Perto das nove e meia, já se estendia ao longo da rua, desde a porta da Musicbox, a habitual fila dos dias de concerto nesta casa lisboeta. Desta vez, o atractivo eram “apenas” os Cynic, pela primeira vez como headliner’s de um concerto em solo português, e o argumento foi mais do que suficiente para praticamente encher o espaço – certamente por a maior parte dos presentes ter uma certeza que nem sempre se pode ter em relação ao mundo da música (mesmo quando falamos das nossas bandas preferidas): a de um concerto irrepreensível. E esta certeza é tanto mais certeza porque cumpriu as expectativas sem desiludir ninguém e sem deixar espaço para qualquer dúvida quanto à competência destes excelentes músicos (só não escrevo estas duas últimas palavras em maiúsculas porque fica feio no texto e dizem que é falta de educação).

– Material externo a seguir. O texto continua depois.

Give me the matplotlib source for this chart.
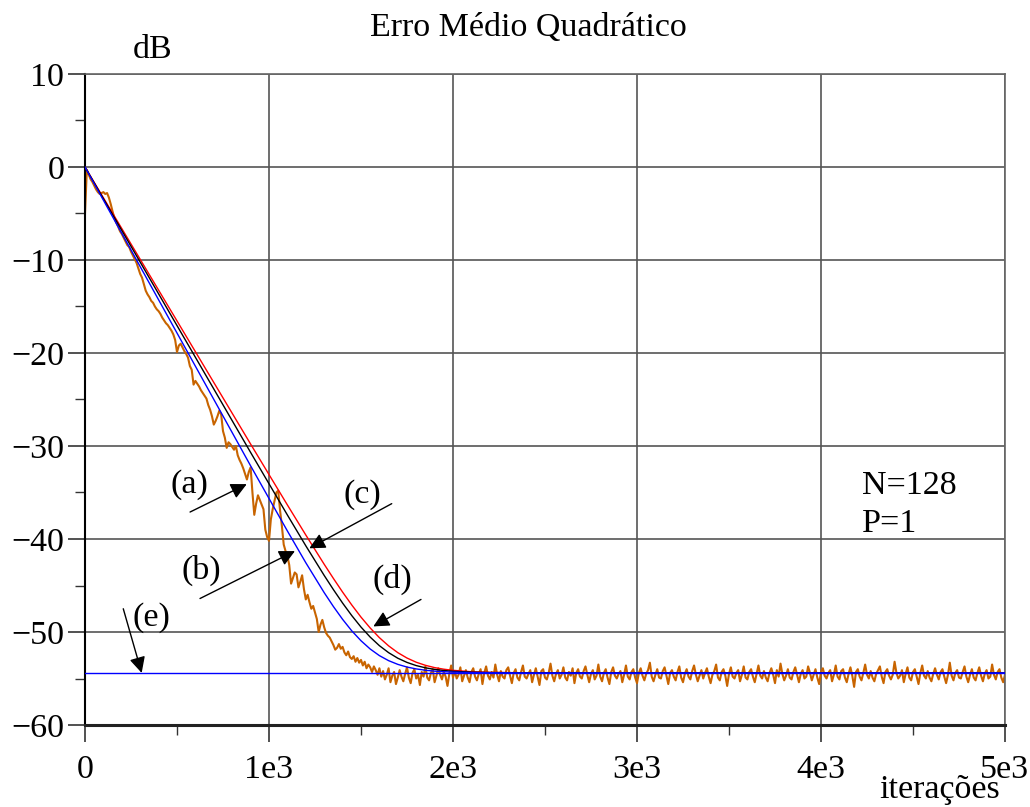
import matplotlib
matplotlib.use("Agg")
import matplotlib.pyplot as plt
import numpy as np

plt.rcParams['font.family'] = ['Liberation Serif', 'DejaVu Serif']

#####################   Data   ##################################
# theoretical curves (dB)
n_theory = [0, 100, 200, 300, 400, 500, 600, 700, 800, 900, 1000, 1100, 1200,
            1300, 1350, 1400, 1450, 1500, 1550, 1600, 1650, 1700, 1750, 1800,
            1850, 1900, 1950, 2000, 2100, 2200, 2400, 5000]
curve_d = [0, -3.31, -6.62, -9.93, -13.24, -16.55, -19.86, -23.17, -26.48, -29.79,
           -33.07, -36.34, -39.57, -42.72, -44.24, -45.71, -47.10, -48.40, -49.57,
           -50.61, -51.49, -52.22, -52.80, -53.25, -53.58, -53.83, -54.00, -54.12,
           -54.27, -54.34, -54.39, -54.40]
curve_c = [0, -3.41, -6.82, -10.23, -13.64, -17.05, -20.46, -23.87, -27.28, -30.69,
           -34.06, -37.42, -40.73, -43.92, -45.44, -46.89, -48.24, -49.47, -50.55,
           -51.47, -52.22, -52.82, -53.27, -53.61, -53.85, -54.02, -54.14, -54.22,
           -54.32, -54.36, -54.39, -54.40]
curve_b = [0, -3.57, -7.14, -10.71, -14.28, -17.85, -21.42, -24.99, -28.56, -32.13,
           -35.64, -39.14, -42.55, -45.77, -47.26, -48.64, -49.88, -50.94, -51.83,
           -52.54, -53.08, -53.48, -53.77, -53.97, -54.11, -54.21, -54.27, -54.31,
           -54.36, -54.38, -54.40, -54.40]
floor_db = -54.4

# simulated MSE (dB), one value every 10 iterations
mse_transient = [
    -5.0, -0.3, -0.8, -1.3, -1.6, -2.0, -2.4, -2.7, -2.9, -2.8,
    -2.7, -2.9, -2.8, -3.3, -4.0, -4.8, -5.5, -6.0, -6.4, -6.9,
    -7.2, -7.6, -8.0, -8.4, -8.6, -9.1, -9.5, -9.9, -10.3, -10.9,
    -11.5, -11.9, -12.6, -13.3, -13.7, -14.0, -14.4, -14.6, -15.0, -15.3,
    -15.5, -15.8, -16.2, -16.5, -16.8, -17.0, -17.3, -17.6, -18.0, -18.6,
    -19.9, -19.2, -19.0, -19.4, -19.8, -20.1, -20.5, -21.4, -21.8, -23.4,
    -23.0, -23.3, -23.6, -24.0, -24.3, -24.6, -24.9, -25.6, -26.1, -26.8,
    -27.7, -27.3, -26.8, -26.2, -26.6, -28.4, -29.1, -30.2, -29.6, -29.8,
    -30.1, -30.4, -30.0, -31.0, -31.5, -31.9, -32.4, -33.0, -33.6, -32.8,
    -32.3, -35.0, -37.4, -36.2, -35.3, -35.8, -36.3, -36.8, -39.0, -39.8,
    -40.2, -37.9, -36.8, -35.9, -35.0, -34.8, -36.9, -38.6, -40.6, -41.3,
    -41.8, -42.8, -44.8, -44.2, -43.6, -43.8, -45.2, -44.6, -43.9, -45.4,
    -46.5, -46.0, -46.8, -47.5, -47.2, -47.9, -48.6, -50.0, -49.2, -48.7,
    -49.5, -50.1, -50.4, -50.6, -51.0, -51.4, -51.9, -51.7, -51.3, -51.8,
    -51.6, -52.2, -52.5, -52.1, -52.7, -52.9, -52.6, -53.2, -52.8, -53.3,
    -53.0, -53.6, -53.2, -53.9, -53.5, -53.8, -54.3, -53.7, -54.1, -54.6,
    -53.9]
mse_steady = [
    -54.8, -54.2, -55.1, -54.6, -53.9, -55.4, -54.7, -54.3, -55.6, -54.9, -54.1, -54.8, -55.3, -54.5, -53.8, -54.9, -55.5, -54.4, -54.0, -55.0,
    -54.6, -55.7, -54.3, -54.8, -53.7, -54.9, -55.2, -54.4, -54.0, -55.4, -54.7, -53.9, -54.6, -55.1, -54.3, -54.8, -55.8, -54.5, -53.6, -54.9,
    -54.2, -55.0, -54.6, -53.8, -55.3, -54.7, -54.1, -54.9, -55.4, -54.3, -53.9, -54.8, -55.2, -54.5, -54.0, -55.6, -54.4, -53.7, -54.7, -55.1,
    -54.3, -54.9, -53.5, -54.6, -55.3, -54.2, -54.8, -55.0, -54.1, -53.8, -54.7, -55.5, -54.4, -54.0, -54.9, -55.2, -54.3, -53.6, -54.8, -55.0,
    -54.5, -54.1, -55.4, -54.6, -53.9, -54.8, -55.7, -54.2, -54.0, -54.9, -55.1, -54.4, -53.4, -54.7, -55.3, -54.5, -54.1, -55.0, -54.6, -53.8,
    -54.9, -55.2, -54.3, -54.7, -53.9, -55.5, -54.4, -54.0, -54.8, -55.0, -54.2, -53.7, -54.6, -55.4, -54.5, -54.1, -55.1, -54.7, -53.5, -54.8,
    -55.3, -54.4, -54.0, -54.9, -55.6, -54.3, -53.8, -54.7, -55.0, -54.5, -54.2, -55.4, -54.6, -53.6, -54.8, -55.1, -54.3, -54.0, -54.9, -55.5,
    -54.4, -53.9, -54.7, -55.2, -54.5, -54.1, -53.3, -54.8, -55.3, -54.6, -54.0, -54.9, -55.0, -54.2, -53.8, -54.7, -55.6, -54.4, -54.1, -54.8,
    -55.2, -54.3, -53.7, -54.9, -55.4, -54.5, -54.0, -54.8, -55.1, -54.2, -53.6, -54.6, -55.3, -54.7, -54.1, -55.0, -54.4, -53.9, -54.8, -55.5,
    -54.6, -54.2, -53.5, -54.9, -55.2, -54.3, -54.0, -54.7, -55.8, -54.5, -53.8, -54.8, -55.0, -54.4, -54.1, -55.3, -54.6, -53.7, -54.9, -55.1,
    -54.3, -54.0, -54.8, -55.4, -54.5, -53.6, -54.7, -55.0, -54.2, -54.9, -55.3, -54.4, -53.9, -54.6, -55.5, -54.1, -54.8, -53.4, -54.5, -55.2,
    -54.7, -54.0, -54.9, -55.1, -54.3, -53.8, -54.6, -55.4, -54.5, -54.1, -55.0, -54.8, -53.7, -54.4, -55.2, -54.6, -54.0, -54.9, -55.6, -54.3,
    -53.9, -54.7, -55.0, -54.4, -54.1, -55.3, -54.6, -53.6, -54.8, -55.1, -54.2, -54.0, -54.9, -55.4, -54.5, -53.8, -54.7, -55.9, -54.3, -54.0,
    -54.8, -55.2, -54.4, -53.5, -54.6, -55.0, -54.2, -54.9, -55.3, -54.5, -54.1, -53.7, -54.8, -55.5, -54.3, -54.0, -54.7, -55.1, -54.6, -53.2,
    -54.4, -55.0, -54.7, -54.1, -55.4, -54.5, -53.8, -54.9, -55.2, -54.3, -54.0, -54.8, -55.6, -54.4, -53.6, -54.7, -55.0, -54.2, -54.9, -55.3,
    -54.5, -53.9, -54.6, -55.1, -54.3, -54.0, -54.8, -55.5, -54.6, -53.3, -54.7, -55.2, -54.4, -54.1, -54.9, -55.0, -54.3, -53.7, -54.8, -55.4,
    -54.6, -54.0, -54.9, -55.2, -54.4, -53.8, -54.7, -55.3, -54.5, -54.1, -55.0, -54.8, -53.5, -54.6, -55.1, -54.3, -54.0, -54.9, -55.4, -54.6]
mse = mse_transient + mse_steady
n_mse = np.arange(len(mse)) * 10

x_ticks = [0, 1000, 2000, 3000, 4000, 5000]
x_labels = ['0', '1e3', '2e3', '3e3', '4e3', '5e3']
y_ticks = [-60, -50, -40, -30, -20, -10, 0, 10]

# annotations: label, text pos, arrow tail, arrow tip
notes = [('(a)', (565, -34.1), (571, -37.1), (879, -34.1)),
         ('(b)', (630, -43.4), (625, -46.4), (1141, -41.3)),
         ('(c)', (1508, -35.2), (1667, -36.2), (1219, -41.0)),
         ('(d)', (1671, -44.3), (1826, -46.5), (1567, -49.4)),
         ('(e)', (362, -48.5), (208, -47.5), (308, -54.4))]

FS = 24.5

################# PLOT ######################
fig = plt.figure(figsize=(10.3, 8.07), dpi=100)
ax = fig.add_axes([85 / 1030, 82 / 807, 920 / 1030, 651 / 807])

ax.plot(n_mse, mse, color='#c86400', lw=1.5, zorder=2)
ax.plot(n_theory, curve_d, color='#ff0000', lw=1.0, zorder=3)
ax.plot(n_theory, curve_c, color='black', lw=1.0, zorder=3)
ax.plot(n_theory, curve_b, color='#0000ff', lw=1.0, zorder=3)
ax.axhline(floor_db, color='#0000ff', lw=1.0, zorder=4)

ax.set_xlim(0, 5000)
ax.set_ylim(-60, 10)
ax.set_xticks(x_ticks)
ax.set_xticklabels(x_labels)
ax.set_xticks(np.arange(500, 5000, 1000), minor=True)
ax.set_yticks(y_ticks)
ax.set_yticklabels([str(v).replace('-', '\u2212') for v in y_ticks])
ax.set_yticks(np.arange(-55, 10, 10), minor=True)
ax.tick_params(axis='both', which='major', direction='out', length=12, width=1.2,
               labelsize=FS, color='#333333')
ax.tick_params(axis='both', which='minor', direction='out', length=7, width=1.0,
               color='#333333')
ax.tick_params(axis='x', which='major', pad=9)
ax.tick_params(axis='y', which='major', pad=3)

ax.grid(True, which='major', color='#555555', lw=1.2)
ax.set_axisbelow(True)
for s in ['top', 'right']:
    ax.spines[s].set_color('#666666')
    ax.spines[s].set_linewidth(1.2)
ax.spines['left'].set_linewidth(1.5)
ax.spines['bottom'].set_linewidth(2.2)
ax.spines['bottom'].set_color('#222222')

for label, txt, tail, tip in notes:
    ax.text(txt[0], txt[1], label, fontsize=FS, ha='center', va='center')
    ax.annotate('', xy=tip, xytext=tail,
                arrowprops=dict(arrowstyle='-|>', mutation_scale=24, lw=1.0,
                                color='black', shrinkA=0, shrinkB=0))

ax.text(4223, -34.3, 'N=128', fontsize=FS, ha='left', va='center')
ax.text(4223, -38.4, 'P=1', fontsize=FS, ha='left', va='center')

fig.text(528 / 1030, 1 - 28 / 807, 'Erro Médio Quadrático', fontsize=FS,
         ha='center', va='center')
fig.text(153 / 1030, 1 - 50 / 807, 'dB', fontsize=FS, ha='center', va='center')
fig.text(940 / 1030, 1 - 790 / 807, 'iterações', fontsize=FS, ha='center', va='center')

plt.savefig('out.png', dpi=100)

Posto isto, já deu para perceber que para quem conhece a banda não houve grandes surpresas. Como vem sendo hábito, e nem podia ser de outra forma, tocaram, praticamente na íntegra, os dois álbuns dos seus quase 20 anos de carreira e ainda mais qualquer coisa: Wheels Within Wheels do recém-editado EP, Re-Traced. O primeiro registo da banda, Focus (1993), saiu todo de uma assentada e pela respectiva ordem. Seguiram-se as primeiras músicas de Traced in Air (2008), acompanhadas pelas vozes dos muitos presentes e intercaladas por bem dispostas conversas da banda com o público. A seguir a Evolutionary Sleeper, e antes de baralhar a ordem do último CD para tocar King of Those Who Know, Paul Masvidal agradeceu o entusiástico apoio dos presentes e pediu ajuda para cantar, confessando estar com problemas na garganta – e para que não restassem dúvidas, pois até então ninguém tinha notado o contratempo, o vocalista e guitarrista da banda tomou mesmo a medicação em palco. Quanto ao acompanhamento vocal, já se tinha feito sentir antes e voltou com força nas músicas seguintes, especialmente em Adam’s Murmur. É importante frisar este quinto músico da banda (ou seja,  o público) porque não há nada como estar num concerto em que se percebe que as pessoas são conhecedoras do que estão a ouvir: não há palmas fora do sítio e todos respeitam os silêncios e as paragens a meio das músicas. Num concerto de Cynic este aspecto faz muita diferença (não é nenhum pormenor elitista), acima de tudo pela carga ambiental das suas músicas, que ganha uma dimensão extra ao vivo.

No fim, depois duma sentida e muito simpática despedida destes músicos exímios, gritou-se bem alto “Cy-nicCy-nic“, não sei se para retribuir a simpatia ou se para pedir um encore (algo pouco provável, já que não sobrava mais nada para tocar). A noite terminou com os elementos da banda misturados entre o público, ora para trocar dois dedos de conversa, ora para distribuir autógrafos pelos CD’s comprados. Resta-me dizer que, ultimamente, há poucas noites em que saio dos concertos sem dores na coluna – não por velhice, mas por ser pouco resistente ao tédio – e hoje nem dei pelo tempo passar (há quem diga que a coluna é a melhor crítica de arte e eu concordo). Por isso mesmo, nota 10 para a qualidade técnica destes músicos, nota 10 para a qualidade do concerto e das músicas ao vivo, nota 10 para a simpatia que espalharam, e, finalmente, nota 10 para o público, bem composto e competente.